Am nächsten Morgen waren wir uns einig, die Idee mit dem Doof war gar nicht so doof. Wir frühstückten gesammelte Reste am Lagerfeuer und schauten uns um. Der überwältigende Sternenhimmel der Nacht war der knallen Sonne gewichen, was das verbliebene Partyvolk jedoch nicht davon abhielt munter weiter zu tanzen, bis um 12 Uhr die Musik abgestellt wurde. Ich wollte Valesca aus Deutschland mit nach Melbourne nehmen, da ihre Reisegruppe über Nacht verschwunden war. Einer aus der Truppe kam nachts noch an mein Auto, öffnete die Motorhaube und verschwand anschließend wieder. Gruselig! Offenbar hat er aber nichts dort angestellt, was ich natürlich eingehend überprüft habe, bevor ich meinen Motor startete. Ganz normales Feiern eben. 
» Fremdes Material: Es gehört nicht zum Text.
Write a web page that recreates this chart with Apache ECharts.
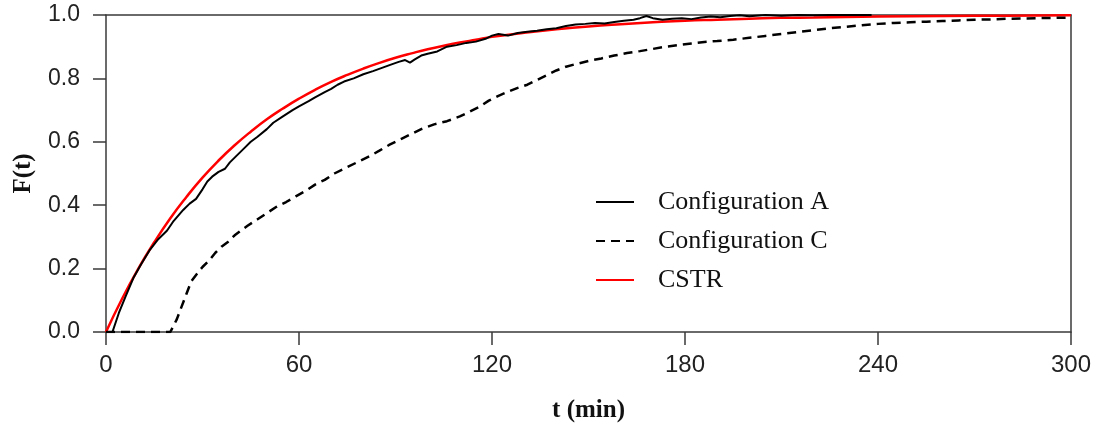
<!DOCTYPE html>
<html>
<head>
<meta charset="utf-8">
<script src="https://cdn.jsdelivr.net/npm/echarts@6/dist/echarts.min.js"></script>
<style>
  html, body { margin: 0; padding: 0; background: #fff; }
  #chart { width: 1093px; height: 425px; }
</style>
</head>
<body>
<div id="chart"></div>
<script>
// Cumulative residence time distribution F(t) vs time (min)
const xTicks = [0, 60, 120, 180, 240, 300];
const yTicks = [0, 0.2, 0.4, 0.6, 0.8, 1.0];

// Configuration A: [t (min), F(t)]
const configA = [
  [0,0],[2,0],[4,0.06],[6,0.11],[8.5,0.17],[11,0.215],[13.7,0.26],[16,0.29],[19,0.32],[21,0.35],
  [24,0.385],[26,0.405],[28,0.42],[30,0.45],[31.5,0.475],[33,0.49],[35,0.505],[37,0.515],[38.5,0.535],
  [40,0.55],[41.5,0.565],[43,0.58],[45,0.6],[47,0.615],[50,0.64],[52,0.66],[55,0.68],[58,0.7],
  [60,0.712],[63,0.728],[65,0.74],[68,0.757],[70,0.767],[72,0.78],[74,0.79],[77,0.8],[80,0.813],
  [83,0.823],[86,0.834],[89,0.845],[91,0.852],[93,0.858],[94.5,0.85],[96,0.86],[98,0.872],[100,0.878],
  [103,0.885],[106,0.9],[109,0.905],[112,0.912],[115,0.916],[118,0.925],[120,0.935],[122,0.94],
  [125,0.935],[128,0.943],[131,0.947],[134,0.95],[137,0.955],[140,0.958],[143,0.965],[146,0.97],
  [149,0.972],[152,0.975],[155,0.973],[158,0.978],[161,0.982],[164,0.985],[166,0.99],[168,0.997],
  [170,0.99],[173,0.985],[176,0.988],[179,0.99],[182,0.987],[185,0.992],[188,0.995],[191,0.993],
  [194,0.997],[197,0.999],[200,0.996],[205,1.0],[210,0.998],[215,1.0],[220,0.999],[225,1.0],
  [230,1.0],[238,1.0]
];

// Configuration C: [t (min), F(t)]
const configC = [
  [0,0],[5,0],[10,0],[15,0],[20,0],[21,0.02],[22,0.04],[23.5,0.08],[25,0.12],[26.5,0.16],[28,0.18],
  [30,0.205],[32,0.225],[34,0.25],[36,0.27],[38,0.285],[40,0.305],[42,0.32],[44,0.335],[47,0.355],
  [50,0.375],[53,0.395],[56,0.41],[59,0.428],[62,0.445],[65,0.465],[68,0.48],[71,0.5],[75,0.52],
  [78,0.535],[82,0.555],[85,0.572],[88,0.59],[92,0.61],[95,0.625],[98,0.64],[102,0.655],[106,0.665],
  [110,0.68],[113,0.695],[116,0.71],[119,0.73],[122,0.745],[125,0.758],[128,0.77],[131,0.78],
  [134,0.795],[137,0.81],[140,0.825],[143,0.837],[146,0.845],[150,0.855],[154,0.863],[158,0.872],
  [162,0.88],[166,0.886],[170,0.893],[174,0.9],[178,0.905],[182,0.91],[186,0.915],[190,0.918],
  [195,0.922],[200,0.928],[205,0.934],[210,0.94],[215,0.946],[220,0.952],[225,0.958],[230,0.963],
  [235,0.968],[240,0.972],[245,0.975],[250,0.977],[255,0.979],[260,0.981],[265,0.983],[270,0.985],
  [275,0.986],[280,0.988],[285,0.989],[290,0.99],[295,0.991],[300,0.992]
];

// Ideal CSTR: [t (min), F(t)]
const cstr = [
  [0,0],[5,0.105],[10,0.199],[15,0.283],[20,0.359],[25,0.426],[30,0.487],[35,0.541],[40,0.589],
  [45,0.632],[50,0.671],[55,0.705],[60,0.736],[65,0.764],[70,0.789],[75,0.811],[80,0.831],[85,0.849],
  [90,0.865],[95,0.879],[100,0.892],[105,0.903],[110,0.913],[115,0.922],[120,0.931],[130,0.944],
  [140,0.955],[150,0.964],[160,0.971],[170,0.977],[180,0.982],[190,0.985],[200,0.988],[210,0.991],
  [220,0.992],[240,0.995],[260,0.997],[280,0.998],[300,0.999]
];

const seriesNames = ['Configuration A', 'Configuration C', 'CSTR'];

const axisColor = '#3a3a3a';
const serif = '"Liberation Serif", "Times New Roman", serif';
const chart = echarts.init(document.getElementById('chart'), null, { renderer: 'canvas' });

chart.setOption({
  animation: false,
  backgroundColor: '#ffffff',
  grid: { left: 106, right: 22, top: 15, bottom: 93, containLabel: false, outerBoundsMode: 'none' },
  legend: {
    orient: 'vertical',
    left: 590,
    top: 184,
    itemWidth: 38,
    itemHeight: 14,
    itemGap: 13,
    data: seriesNames,
    itemStyle: { opacity: 0 },
    textStyle: {
      fontFamily: serif,
      fontSize: 26,
      color: '#111',
      padding: [0, 0, 0, 19]
    }
  },
  xAxis: [
    {
      type: 'value',
      min: 0, max: 300, interval: 60,
      position: 'bottom',
      name: 't (min)',
      nameLocation: 'middle',
      nameGap: 66,
      nameTextStyle: { fontFamily: serif, fontWeight: 'bold', fontSize: 25, color: '#111' },
      axisLine: { show: true, onZero: false, lineStyle: { color: axisColor, width: 1.5 } },
      axisTick: { show: true, inside: false, length: 13, lineStyle: { color: axisColor, width: 1.5 } },
      axisLabel: {
        margin: 21,
        fontFamily: '"Liberation Sans Narrow", "Liberation Sans", Arial, sans-serif',
        fontSize: 24, color: '#222',
        formatter: v => (xTicks.includes(v) ? String(v) : '')
      },
      splitLine: { show: false }
    },
    {
      type: 'value',
      min: 0, max: 300, interval: 60,
      position: 'top',
      axisLine: { show: true, onZero: false, lineStyle: { color: axisColor, width: 1.5 } },
      axisTick: { show: false },
      axisLabel: { show: false },
      splitLine: { show: false }
    }
  ],
  yAxis: [
    {
      type: 'value',
      min: 0, max: 1, interval: 0.2,
      position: 'left',
      name: 'F(t)',
      nameLocation: 'middle',
      nameGap: 70,
      nameRotate: 90,
      nameTextStyle: { fontFamily: serif, fontWeight: 'bold', fontSize: 25, color: '#111' },
      axisLine: { show: true, onZero: false, lineStyle: { color: axisColor, width: 1.5 } },
      axisTick: { show: true, inside: false, length: 13, lineStyle: { color: axisColor, width: 1.5 } },
      axisLabel: {
        margin: 26,
        fontFamily: '"Liberation Sans", Arial, sans-serif',
        fontSize: 23, color: '#222',
        formatter: v => {
          const t = yTicks.find(y => Math.abs(y - v) < 1e-9);
          return t === undefined ? '' : t.toFixed(1);
        }
      },
      splitLine: { show: false }
    },
    {
      type: 'value',
      min: 0, max: 1, interval: 0.2,
      position: 'right',
      axisLine: { show: true, onZero: false, lineStyle: { color: axisColor, width: 1.5 } },
      axisTick: { show: false },
      axisLabel: { show: false },
      splitLine: { show: false }
    }
  ],
  series: [
    {
      name: seriesNames[0],
      type: 'line',
      data: configA,
      symbol: 'none',
      z: 3,
      lineStyle: { color: '#000', width: 2 },
      itemStyle: { color: '#000' }
    },
    {
      name: seriesNames[1],
      type: 'line',
      data: configC,
      symbol: 'none',
      z: 3,
      lineStyle: { color: '#000', width: 2.5, type: [9, 6] },
      itemStyle: { color: '#000' }
    },
    {
      name: seriesNames[2],
      type: 'line',
      data: cstr,
      symbol: 'none',
      smooth: true,
      z: 2,
      lineStyle: { color: '#ff0000', width: 2.5 },
      itemStyle: { color: '#ff0000' }
    }
  ]
});
</script>
</body>
</html>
Die Wolke dort oben ist der T3
Ich bin einfach zu heiß
Ein Einheimischer bat für 10 Dollar an, Autos mit seinem mächtigen 4WD wieder auf die Gravel Main Road zu ziehen. Nix da! Wir wollten es erst einmal so probieren. Kalle und Burgundi kamen dank Allrad problemlos den Berg wieder hinauf, doch der unbenannte T3 hatte hart zu kämpfen. Staub und Steine flogen durch die Luft und wir waren froh, diesmal ein wenig Abstand gehalten zu haben. Und tatsächlich – Heckantrieb und Bodenfreiheit sei Dank schaffte Johannes es gerade so, ihr Zuhause wieder die Straße hinauf zu bringen. Seitdem heißt der Bulli Sir Henry. Zurück auf dem Highway wurde mein Wagen mal wieder zu heiß – dass Problem wurde immer schlimmer. Offenbar gibt meine Wasserpumpe langsam aber sicher den Geist auf. Nach einer Runde Maumau unter einer Highwaybrücke beschlossen wir, den dampfenden und zischenden Motor zu schonen und das letzte Stück nach Altona abzuschleppen. Die Aktion war nicht ganz ungefährlich, da das 4 Dollar teure Baumarktseil recht elastisch war und ich keinerlei Bremswirkung hatte. Zudem wird der Standstreifen beim australischen Highway bei einer Brücke oder Ähnlichem gerne mal unterbrochen, sodass man sich abschnittsweise die Fahrspur mit den mächtigen Roadtrains teilen muss. Glücklicherweise ging alles gut. Der Tag war jedoch übertrieben chaotisch – später am Nachmittag lief mein Wagen wieder und ich musste Sir Henry ans Abschleppseil nehmen, weil er nach leer gefahrenem Tank nicht wieder starten wollte. Was ein irres Wochenende!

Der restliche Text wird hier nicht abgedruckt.